Over the years, China's soybean market has become segmented into largely separate markets for imported and domestic soybeans, but imported soybeans from Russia break that pattern by competing directly with Chinese soybeans. The main Chinese soybean producing areas are insulated from imports by distance and a non-GMO wall the industry has worked hard to raise over the last 15 years to differentiate domestic from imported soybeans. Soybeans imported from North and South America arrive at crushing plants at coastal ports. The closest one is more than 500 miles from Heilongjiang, and the most active ports for imported soybeans in Shandong and Jiangsu Provinces are over 1000 miles away.
Russian soybeans, meanwhile, arrive on the doorstep of domestic soybean producers in Heilongjiang Province.

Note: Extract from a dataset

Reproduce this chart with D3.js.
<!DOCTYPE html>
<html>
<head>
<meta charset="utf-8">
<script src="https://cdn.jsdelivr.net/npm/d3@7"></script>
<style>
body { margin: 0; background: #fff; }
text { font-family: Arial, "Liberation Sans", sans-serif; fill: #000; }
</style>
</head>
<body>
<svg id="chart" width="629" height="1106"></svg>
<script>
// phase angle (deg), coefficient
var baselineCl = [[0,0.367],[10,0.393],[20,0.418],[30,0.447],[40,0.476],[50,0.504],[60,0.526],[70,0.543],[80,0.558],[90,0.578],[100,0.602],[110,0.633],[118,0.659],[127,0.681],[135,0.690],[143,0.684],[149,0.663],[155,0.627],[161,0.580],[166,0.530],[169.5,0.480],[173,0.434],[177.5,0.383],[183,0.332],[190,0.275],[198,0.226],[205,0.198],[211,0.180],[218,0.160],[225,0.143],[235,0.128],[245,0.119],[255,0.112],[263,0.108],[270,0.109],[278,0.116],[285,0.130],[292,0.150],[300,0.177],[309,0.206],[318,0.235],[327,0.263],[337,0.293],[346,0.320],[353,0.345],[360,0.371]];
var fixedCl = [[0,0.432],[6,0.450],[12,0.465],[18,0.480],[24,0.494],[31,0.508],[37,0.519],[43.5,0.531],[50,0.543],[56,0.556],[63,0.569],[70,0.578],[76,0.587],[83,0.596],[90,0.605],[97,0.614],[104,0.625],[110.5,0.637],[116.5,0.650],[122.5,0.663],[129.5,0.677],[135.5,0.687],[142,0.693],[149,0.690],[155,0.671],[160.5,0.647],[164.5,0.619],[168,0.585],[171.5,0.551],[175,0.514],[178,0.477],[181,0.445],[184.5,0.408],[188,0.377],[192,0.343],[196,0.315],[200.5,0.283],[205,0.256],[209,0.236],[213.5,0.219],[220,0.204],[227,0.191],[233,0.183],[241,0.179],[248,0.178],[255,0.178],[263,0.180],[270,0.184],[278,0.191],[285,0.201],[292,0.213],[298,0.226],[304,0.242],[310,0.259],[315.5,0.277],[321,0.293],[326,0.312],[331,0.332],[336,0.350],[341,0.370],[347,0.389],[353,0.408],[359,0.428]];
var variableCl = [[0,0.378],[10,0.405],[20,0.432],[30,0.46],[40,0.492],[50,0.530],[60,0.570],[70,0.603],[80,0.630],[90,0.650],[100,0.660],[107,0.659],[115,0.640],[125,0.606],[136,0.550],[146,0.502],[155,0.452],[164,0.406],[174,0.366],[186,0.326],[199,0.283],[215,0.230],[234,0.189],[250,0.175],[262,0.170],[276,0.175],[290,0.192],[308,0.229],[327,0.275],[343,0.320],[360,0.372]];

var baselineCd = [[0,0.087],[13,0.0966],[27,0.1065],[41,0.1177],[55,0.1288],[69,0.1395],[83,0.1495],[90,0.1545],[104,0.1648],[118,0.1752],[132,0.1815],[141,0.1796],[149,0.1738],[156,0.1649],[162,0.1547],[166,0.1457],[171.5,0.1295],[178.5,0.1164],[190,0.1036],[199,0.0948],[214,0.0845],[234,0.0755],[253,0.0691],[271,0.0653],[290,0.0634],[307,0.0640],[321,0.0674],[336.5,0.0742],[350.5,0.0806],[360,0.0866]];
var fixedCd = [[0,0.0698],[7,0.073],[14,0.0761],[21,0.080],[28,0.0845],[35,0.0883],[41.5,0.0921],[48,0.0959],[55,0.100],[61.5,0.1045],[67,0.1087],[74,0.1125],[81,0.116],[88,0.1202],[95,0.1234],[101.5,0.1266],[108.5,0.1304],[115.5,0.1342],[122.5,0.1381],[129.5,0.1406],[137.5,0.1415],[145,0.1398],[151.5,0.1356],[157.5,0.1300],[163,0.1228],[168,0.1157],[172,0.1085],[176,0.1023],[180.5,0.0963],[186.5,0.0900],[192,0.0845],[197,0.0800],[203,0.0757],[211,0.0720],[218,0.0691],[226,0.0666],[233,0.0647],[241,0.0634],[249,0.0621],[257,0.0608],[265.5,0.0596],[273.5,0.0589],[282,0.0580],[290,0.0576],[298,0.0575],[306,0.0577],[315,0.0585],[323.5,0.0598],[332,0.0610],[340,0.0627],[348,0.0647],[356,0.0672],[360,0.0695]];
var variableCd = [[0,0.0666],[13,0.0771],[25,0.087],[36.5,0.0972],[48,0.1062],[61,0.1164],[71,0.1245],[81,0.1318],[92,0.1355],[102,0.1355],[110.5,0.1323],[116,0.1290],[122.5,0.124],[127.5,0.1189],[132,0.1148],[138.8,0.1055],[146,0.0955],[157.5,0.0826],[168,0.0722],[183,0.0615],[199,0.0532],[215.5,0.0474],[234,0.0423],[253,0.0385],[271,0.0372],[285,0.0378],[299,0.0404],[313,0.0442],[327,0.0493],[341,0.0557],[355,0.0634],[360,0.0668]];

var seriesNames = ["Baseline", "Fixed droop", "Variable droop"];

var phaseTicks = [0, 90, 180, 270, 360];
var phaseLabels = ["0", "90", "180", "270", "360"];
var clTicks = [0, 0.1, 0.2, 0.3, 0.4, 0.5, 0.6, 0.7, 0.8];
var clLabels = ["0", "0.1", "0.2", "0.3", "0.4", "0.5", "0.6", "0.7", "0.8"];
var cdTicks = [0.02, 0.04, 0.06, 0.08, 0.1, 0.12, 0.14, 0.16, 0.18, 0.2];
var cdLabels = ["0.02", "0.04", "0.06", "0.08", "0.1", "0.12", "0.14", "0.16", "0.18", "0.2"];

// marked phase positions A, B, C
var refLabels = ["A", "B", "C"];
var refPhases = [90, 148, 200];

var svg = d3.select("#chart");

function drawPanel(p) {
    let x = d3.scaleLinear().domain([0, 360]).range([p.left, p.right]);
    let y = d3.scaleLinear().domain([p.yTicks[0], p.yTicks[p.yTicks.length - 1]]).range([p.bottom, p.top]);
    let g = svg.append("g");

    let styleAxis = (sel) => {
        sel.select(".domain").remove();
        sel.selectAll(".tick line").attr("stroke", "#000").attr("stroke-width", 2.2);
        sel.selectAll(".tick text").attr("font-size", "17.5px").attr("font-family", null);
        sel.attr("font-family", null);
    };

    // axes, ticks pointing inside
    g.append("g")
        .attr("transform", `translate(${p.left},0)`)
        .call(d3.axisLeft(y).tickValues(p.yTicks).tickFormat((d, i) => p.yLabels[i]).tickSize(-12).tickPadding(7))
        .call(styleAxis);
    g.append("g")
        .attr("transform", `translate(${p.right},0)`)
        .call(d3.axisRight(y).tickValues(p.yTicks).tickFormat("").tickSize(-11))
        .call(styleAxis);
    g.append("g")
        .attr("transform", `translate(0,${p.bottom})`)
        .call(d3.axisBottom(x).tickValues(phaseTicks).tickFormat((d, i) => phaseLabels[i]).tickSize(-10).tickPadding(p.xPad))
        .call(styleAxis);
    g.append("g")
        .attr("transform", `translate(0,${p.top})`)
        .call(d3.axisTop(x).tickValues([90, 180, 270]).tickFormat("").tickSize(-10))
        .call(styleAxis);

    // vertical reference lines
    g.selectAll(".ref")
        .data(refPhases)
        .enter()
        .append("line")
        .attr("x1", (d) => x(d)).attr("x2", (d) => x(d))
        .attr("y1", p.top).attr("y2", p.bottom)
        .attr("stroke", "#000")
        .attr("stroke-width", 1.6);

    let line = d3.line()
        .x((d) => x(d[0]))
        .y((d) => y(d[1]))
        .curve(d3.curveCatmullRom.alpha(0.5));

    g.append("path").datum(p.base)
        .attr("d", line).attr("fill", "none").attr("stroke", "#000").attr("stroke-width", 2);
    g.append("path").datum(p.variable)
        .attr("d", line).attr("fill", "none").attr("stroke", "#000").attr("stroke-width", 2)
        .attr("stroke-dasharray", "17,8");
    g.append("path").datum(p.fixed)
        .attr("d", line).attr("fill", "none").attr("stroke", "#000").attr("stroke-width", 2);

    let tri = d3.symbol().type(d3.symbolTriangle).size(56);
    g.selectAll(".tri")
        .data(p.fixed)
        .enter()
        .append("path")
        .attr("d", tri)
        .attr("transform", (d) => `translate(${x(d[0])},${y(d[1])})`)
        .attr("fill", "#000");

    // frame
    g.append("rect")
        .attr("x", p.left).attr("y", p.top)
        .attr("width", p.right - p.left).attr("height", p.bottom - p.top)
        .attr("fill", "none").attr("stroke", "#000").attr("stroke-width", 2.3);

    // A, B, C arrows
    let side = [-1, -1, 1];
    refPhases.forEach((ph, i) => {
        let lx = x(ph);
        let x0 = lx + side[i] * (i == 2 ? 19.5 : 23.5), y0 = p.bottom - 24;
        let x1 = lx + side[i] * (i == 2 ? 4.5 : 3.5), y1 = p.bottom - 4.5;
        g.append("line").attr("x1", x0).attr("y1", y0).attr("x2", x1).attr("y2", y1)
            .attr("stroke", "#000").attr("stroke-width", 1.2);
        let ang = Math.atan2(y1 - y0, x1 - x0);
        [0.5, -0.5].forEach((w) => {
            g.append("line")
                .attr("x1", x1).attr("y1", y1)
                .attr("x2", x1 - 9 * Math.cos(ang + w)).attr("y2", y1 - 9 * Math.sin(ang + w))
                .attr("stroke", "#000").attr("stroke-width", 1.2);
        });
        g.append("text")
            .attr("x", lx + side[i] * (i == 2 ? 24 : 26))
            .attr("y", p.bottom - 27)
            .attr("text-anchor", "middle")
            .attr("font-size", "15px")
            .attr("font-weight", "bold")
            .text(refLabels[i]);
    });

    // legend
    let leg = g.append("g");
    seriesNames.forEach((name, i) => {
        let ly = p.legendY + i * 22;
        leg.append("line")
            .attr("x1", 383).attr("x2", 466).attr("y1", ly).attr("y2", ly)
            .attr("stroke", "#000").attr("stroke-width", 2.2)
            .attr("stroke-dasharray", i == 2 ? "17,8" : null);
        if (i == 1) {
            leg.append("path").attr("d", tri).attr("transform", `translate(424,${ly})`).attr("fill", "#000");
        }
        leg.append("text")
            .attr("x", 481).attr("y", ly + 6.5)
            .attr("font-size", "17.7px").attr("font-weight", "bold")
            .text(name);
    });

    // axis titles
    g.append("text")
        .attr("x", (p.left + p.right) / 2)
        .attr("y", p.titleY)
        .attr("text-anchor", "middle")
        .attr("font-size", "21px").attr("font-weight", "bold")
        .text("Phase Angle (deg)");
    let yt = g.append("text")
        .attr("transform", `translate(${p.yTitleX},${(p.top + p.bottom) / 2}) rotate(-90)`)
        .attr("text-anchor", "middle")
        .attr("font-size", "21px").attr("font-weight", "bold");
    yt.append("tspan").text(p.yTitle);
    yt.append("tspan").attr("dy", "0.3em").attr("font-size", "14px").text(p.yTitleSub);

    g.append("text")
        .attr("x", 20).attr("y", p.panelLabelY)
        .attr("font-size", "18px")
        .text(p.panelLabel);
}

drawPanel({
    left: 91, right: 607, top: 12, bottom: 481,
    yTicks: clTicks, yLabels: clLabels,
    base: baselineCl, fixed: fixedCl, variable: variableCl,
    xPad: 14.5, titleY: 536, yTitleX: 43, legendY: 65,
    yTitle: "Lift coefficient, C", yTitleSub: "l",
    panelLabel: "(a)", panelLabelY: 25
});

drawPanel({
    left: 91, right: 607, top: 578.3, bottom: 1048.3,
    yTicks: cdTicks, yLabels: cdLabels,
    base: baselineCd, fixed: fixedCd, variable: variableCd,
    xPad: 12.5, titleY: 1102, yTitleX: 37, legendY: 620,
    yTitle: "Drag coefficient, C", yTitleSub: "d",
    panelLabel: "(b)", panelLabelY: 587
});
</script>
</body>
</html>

The non-GMO wall does not protect Chinese soybeans from Russian beans since the Russian soy is purportedly also non-GMO and even organic. Thus, China's "going out" strategy has created a new source of soybeans that competes head to head with domestic soybeans without any of the insulation factors built up against soybeans from the Americas.
Is Dr. Frankenstein advising China? Or, as the weibo poster cited above asked sarcastically, "Has the Chinese Government become an agent of Monsanto?"